* Start *

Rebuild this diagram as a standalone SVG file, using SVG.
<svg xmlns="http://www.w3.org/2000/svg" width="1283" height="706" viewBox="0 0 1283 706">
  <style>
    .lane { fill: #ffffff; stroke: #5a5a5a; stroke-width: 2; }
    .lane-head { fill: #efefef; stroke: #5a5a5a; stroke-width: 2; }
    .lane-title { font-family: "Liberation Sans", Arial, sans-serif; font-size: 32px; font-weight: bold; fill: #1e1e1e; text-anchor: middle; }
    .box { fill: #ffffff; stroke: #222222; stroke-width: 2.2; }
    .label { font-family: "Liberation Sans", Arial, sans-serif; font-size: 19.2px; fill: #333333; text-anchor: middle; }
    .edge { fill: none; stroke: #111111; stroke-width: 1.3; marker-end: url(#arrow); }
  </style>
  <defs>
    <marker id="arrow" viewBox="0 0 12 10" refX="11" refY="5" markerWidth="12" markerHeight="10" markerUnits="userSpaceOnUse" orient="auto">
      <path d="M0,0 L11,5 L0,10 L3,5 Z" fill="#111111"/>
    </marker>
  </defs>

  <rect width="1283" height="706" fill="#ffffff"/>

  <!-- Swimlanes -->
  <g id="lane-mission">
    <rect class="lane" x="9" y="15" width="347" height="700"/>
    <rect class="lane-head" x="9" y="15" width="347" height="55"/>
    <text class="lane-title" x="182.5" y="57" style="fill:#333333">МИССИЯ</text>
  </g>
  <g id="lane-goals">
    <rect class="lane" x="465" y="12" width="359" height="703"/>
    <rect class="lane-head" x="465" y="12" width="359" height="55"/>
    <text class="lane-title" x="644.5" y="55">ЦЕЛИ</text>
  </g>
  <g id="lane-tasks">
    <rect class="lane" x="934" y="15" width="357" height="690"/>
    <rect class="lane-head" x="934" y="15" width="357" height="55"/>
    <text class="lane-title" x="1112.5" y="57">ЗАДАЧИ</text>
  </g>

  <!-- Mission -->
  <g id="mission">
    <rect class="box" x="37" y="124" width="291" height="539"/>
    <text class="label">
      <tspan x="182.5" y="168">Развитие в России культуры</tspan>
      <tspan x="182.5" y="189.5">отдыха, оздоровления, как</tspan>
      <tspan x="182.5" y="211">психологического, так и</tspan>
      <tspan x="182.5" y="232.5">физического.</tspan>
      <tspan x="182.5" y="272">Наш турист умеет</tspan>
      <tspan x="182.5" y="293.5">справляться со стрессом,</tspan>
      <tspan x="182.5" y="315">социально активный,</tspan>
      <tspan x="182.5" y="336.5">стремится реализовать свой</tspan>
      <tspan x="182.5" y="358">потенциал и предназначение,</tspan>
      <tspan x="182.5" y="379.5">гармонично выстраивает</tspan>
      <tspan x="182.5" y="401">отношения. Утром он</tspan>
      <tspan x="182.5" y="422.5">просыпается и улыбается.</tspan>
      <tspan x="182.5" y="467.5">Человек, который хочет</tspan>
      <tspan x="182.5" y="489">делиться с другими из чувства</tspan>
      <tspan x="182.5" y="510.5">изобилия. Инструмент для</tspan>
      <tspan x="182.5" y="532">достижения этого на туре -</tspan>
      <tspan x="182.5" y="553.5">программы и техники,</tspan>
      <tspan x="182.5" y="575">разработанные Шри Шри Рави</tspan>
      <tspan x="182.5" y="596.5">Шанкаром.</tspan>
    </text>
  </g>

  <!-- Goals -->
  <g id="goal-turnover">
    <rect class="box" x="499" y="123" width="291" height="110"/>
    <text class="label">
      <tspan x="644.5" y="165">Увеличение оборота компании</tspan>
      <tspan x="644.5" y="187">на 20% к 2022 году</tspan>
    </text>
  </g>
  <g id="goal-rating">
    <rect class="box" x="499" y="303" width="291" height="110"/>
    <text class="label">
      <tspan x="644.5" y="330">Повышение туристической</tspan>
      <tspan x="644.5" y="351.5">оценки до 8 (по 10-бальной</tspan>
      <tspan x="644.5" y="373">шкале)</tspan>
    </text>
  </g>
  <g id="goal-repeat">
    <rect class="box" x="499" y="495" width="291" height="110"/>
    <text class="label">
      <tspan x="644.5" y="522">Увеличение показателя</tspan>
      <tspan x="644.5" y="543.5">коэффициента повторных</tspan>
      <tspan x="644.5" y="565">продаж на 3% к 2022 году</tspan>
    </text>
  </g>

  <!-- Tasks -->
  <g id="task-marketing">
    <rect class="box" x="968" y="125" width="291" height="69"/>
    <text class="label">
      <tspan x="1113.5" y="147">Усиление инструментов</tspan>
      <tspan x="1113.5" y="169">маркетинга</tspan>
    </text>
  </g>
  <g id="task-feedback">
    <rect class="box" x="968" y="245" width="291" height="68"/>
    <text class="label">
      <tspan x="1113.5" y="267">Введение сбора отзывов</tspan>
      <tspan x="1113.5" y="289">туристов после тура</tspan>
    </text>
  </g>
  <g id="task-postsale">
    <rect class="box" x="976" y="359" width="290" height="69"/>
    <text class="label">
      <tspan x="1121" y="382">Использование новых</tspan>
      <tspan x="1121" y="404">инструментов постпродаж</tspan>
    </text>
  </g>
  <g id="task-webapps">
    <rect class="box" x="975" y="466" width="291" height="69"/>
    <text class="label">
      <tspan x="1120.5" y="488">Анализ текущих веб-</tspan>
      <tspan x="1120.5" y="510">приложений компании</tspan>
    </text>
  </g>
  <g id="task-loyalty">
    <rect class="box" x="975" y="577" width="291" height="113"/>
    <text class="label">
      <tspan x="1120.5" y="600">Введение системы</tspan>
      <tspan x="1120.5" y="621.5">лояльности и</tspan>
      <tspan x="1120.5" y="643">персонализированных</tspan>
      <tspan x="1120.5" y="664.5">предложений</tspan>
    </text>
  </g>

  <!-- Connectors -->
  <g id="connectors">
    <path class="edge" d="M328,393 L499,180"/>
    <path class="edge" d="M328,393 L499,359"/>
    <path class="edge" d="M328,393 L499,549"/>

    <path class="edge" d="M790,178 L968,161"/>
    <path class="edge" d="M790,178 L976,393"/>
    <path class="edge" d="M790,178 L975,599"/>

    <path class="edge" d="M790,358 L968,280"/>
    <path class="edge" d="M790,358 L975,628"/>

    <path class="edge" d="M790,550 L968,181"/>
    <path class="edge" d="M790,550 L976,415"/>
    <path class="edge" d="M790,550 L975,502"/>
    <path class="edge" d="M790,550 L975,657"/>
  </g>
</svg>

* End *

== What you have to do ==
Repeat the data above exactly.

== Answer for the task ==
Rebuild this diagram as a standalone SVG file, using SVG.
<svg xmlns="http://www.w3.org/2000/svg" width="1283" height="706" viewBox="0 0 1283 706">
  <style>
    .lane { fill: #ffffff; stroke: #5a5a5a; stroke-width: 2; }
    .lane-head { fill: #efefef; stroke: #5a5a5a; stroke-width: 2; }
    .lane-title { font-family: "Liberation Sans", Arial, sans-serif; font-size: 32px; font-weight: bold; fill: #1e1e1e; text-anchor: middle; }
    .box { fill: #ffffff; stroke: #222222; stroke-width: 2.2; }
    .label { font-family: "Liberation Sans", Arial, sans-serif; font-size: 19.2px; fill: #333333; text-anchor: middle; }
    .edge { fill: none; stroke: #111111; stroke-width: 1.3; marker-end: url(#arrow); }
  </style>
  <defs>
    <marker id="arrow" viewBox="0 0 12 10" refX="11" refY="5" markerWidth="12" markerHeight="10" markerUnits="userSpaceOnUse" orient="auto">
      <path d="M0,0 L11,5 L0,10 L3,5 Z" fill="#111111"/>
    </marker>
  </defs>

  <rect width="1283" height="706" fill="#ffffff"/>

  <!-- Swimlanes -->
  <g id="lane-mission">
    <rect class="lane" x="9" y="15" width="347" height="700"/>
    <rect class="lane-head" x="9" y="15" width="347" height="55"/>
    <text class="lane-title" x="182.5" y="57" style="fill:#333333">МИССИЯ</text>
  </g>
  <g id="lane-goals">
    <rect class="lane" x="465" y="12" width="359" height="703"/>
    <rect class="lane-head" x="465" y="12" width="359" height="55"/>
    <text class="lane-title" x="644.5" y="55">ЦЕЛИ</text>
  </g>
  <g id="lane-tasks">
    <rect class="lane" x="934" y="15" width="357" height="690"/>
    <rect class="lane-head" x="934" y="15" width="357" height="55"/>
    <text class="lane-title" x="1112.5" y="57">ЗАДАЧИ</text>
  </g>

  <!-- Mission -->
  <g id="mission">
    <rect class="box" x="37" y="124" width="291" height="539"/>
    <text class="label">
      <tspan x="182.5" y="168">Развитие в России культуры</tspan>
      <tspan x="182.5" y="189.5">отдыха, оздоровления, как</tspan>
      <tspan x="182.5" y="211">психологического, так и</tspan>
      <tspan x="182.5" y="232.5">физического.</tspan>
      <tspan x="182.5" y="272">Наш турист умеет</tspan>
      <tspan x="182.5" y="293.5">справляться со стрессом,</tspan>
      <tspan x="182.5" y="315">социально активный,</tspan>
      <tspan x="182.5" y="336.5">стремится реализовать свой</tspan>
      <tspan x="182.5" y="358">потенциал и предназначение,</tspan>
      <tspan x="182.5" y="379.5">гармонично выстраивает</tspan>
      <tspan x="182.5" y="401">отношения. Утром он</tspan>
      <tspan x="182.5" y="422.5">просыпается и улыбается.</tspan>
      <tspan x="182.5" y="467.5">Человек, который хочет</tspan>
      <tspan x="182.5" y="489">делиться с другими из чувства</tspan>
      <tspan x="182.5" y="510.5">изобилия. Инструмент для</tspan>
      <tspan x="182.5" y="532">достижения этого на туре -</tspan>
      <tspan x="182.5" y="553.5">программы и техники,</tspan>
      <tspan x="182.5" y="575">разработанные Шри Шри Рави</tspan>
      <tspan x="182.5" y="596.5">Шанкаром.</tspan>
    </text>
  </g>

  <!-- Goals -->
  <g id="goal-turnover">
    <rect class="box" x="499" y="123" width="291" height="110"/>
    <text class="label">
      <tspan x="644.5" y="165">Увеличение оборота компании</tspan>
      <tspan x="644.5" y="187">на 20% к 2022 году</tspan>
    </text>
  </g>
  <g id="goal-rating">
    <rect class="box" x="499" y="303" width="291" height="110"/>
    <text class="label">
      <tspan x="644.5" y="330">Повышение туристической</tspan>
      <tspan x="644.5" y="351.5">оценки до 8 (по 10-бальной</tspan>
      <tspan x="644.5" y="373">шкале)</tspan>
    </text>
  </g>
  <g id="goal-repeat">
    <rect class="box" x="499" y="495" width="291" height="110"/>
    <text class="label">
      <tspan x="644.5" y="522">Увеличение показателя</tspan>
      <tspan x="644.5" y="543.5">коэффициента повторных</tspan>
      <tspan x="644.5" y="565">продаж на 3% к 2022 году</tspan>
    </text>
  </g>

  <!-- Tasks -->
  <g id="task-marketing">
    <rect class="box" x="968" y="125" width="291" height="69"/>
    <text class="label">
      <tspan x="1113.5" y="147">Усиление инструментов</tspan>
      <tspan x="1113.5" y="169">маркетинга</tspan>
    </text>
  </g>
  <g id="task-feedback">
    <rect class="box" x="968" y="245" width="291" height="68"/>
    <text class="label">
      <tspan x="1113.5" y="267">Введение сбора отзывов</tspan>
      <tspan x="1113.5" y="289">туристов после тура</tspan>
    </text>
  </g>
  <g id="task-postsale">
    <rect class="box" x="976" y="359" width="290" height="69"/>
    <text class="label">
      <tspan x="1121" y="382">Использование новых</tspan>
      <tspan x="1121" y="404">инструментов постпродаж</tspan>
    </text>
  </g>
  <g id="task-webapps">
    <rect class="box" x="975" y="466" width="291" height="69"/>
    <text class="label">
      <tspan x="1120.5" y="488">Анализ текущих веб-</tspan>
      <tspan x="1120.5" y="510">приложений компании</tspan>
    </text>
  </g>
  <g id="task-loyalty">
    <rect class="box" x="975" y="577" width="291" height="113"/>
    <text class="label">
      <tspan x="1120.5" y="600">Введение системы</tspan>
      <tspan x="1120.5" y="621.5">лояльности и</tspan>
      <tspan x="1120.5" y="643">персонализированных</tspan>
      <tspan x="1120.5" y="664.5">предложений</tspan>
    </text>
  </g>

  <!-- Connectors -->
  <g id="connectors">
    <path class="edge" d="M328,393 L499,180"/>
    <path class="edge" d="M328,393 L499,359"/>
    <path class="edge" d="M328,393 L499,549"/>

    <path class="edge" d="M790,178 L968,161"/>
    <path class="edge" d="M790,178 L976,393"/>
    <path class="edge" d="M790,178 L975,599"/>

    <path class="edge" d="M790,358 L968,280"/>
    <path class="edge" d="M790,358 L975,628"/>

    <path class="edge" d="M790,550 L968,181"/>
    <path class="edge" d="M790,550 L976,415"/>
    <path class="edge" d="M790,550 L975,502"/>
    <path class="edge" d="M790,550 L975,657"/>
  </g>
</svg>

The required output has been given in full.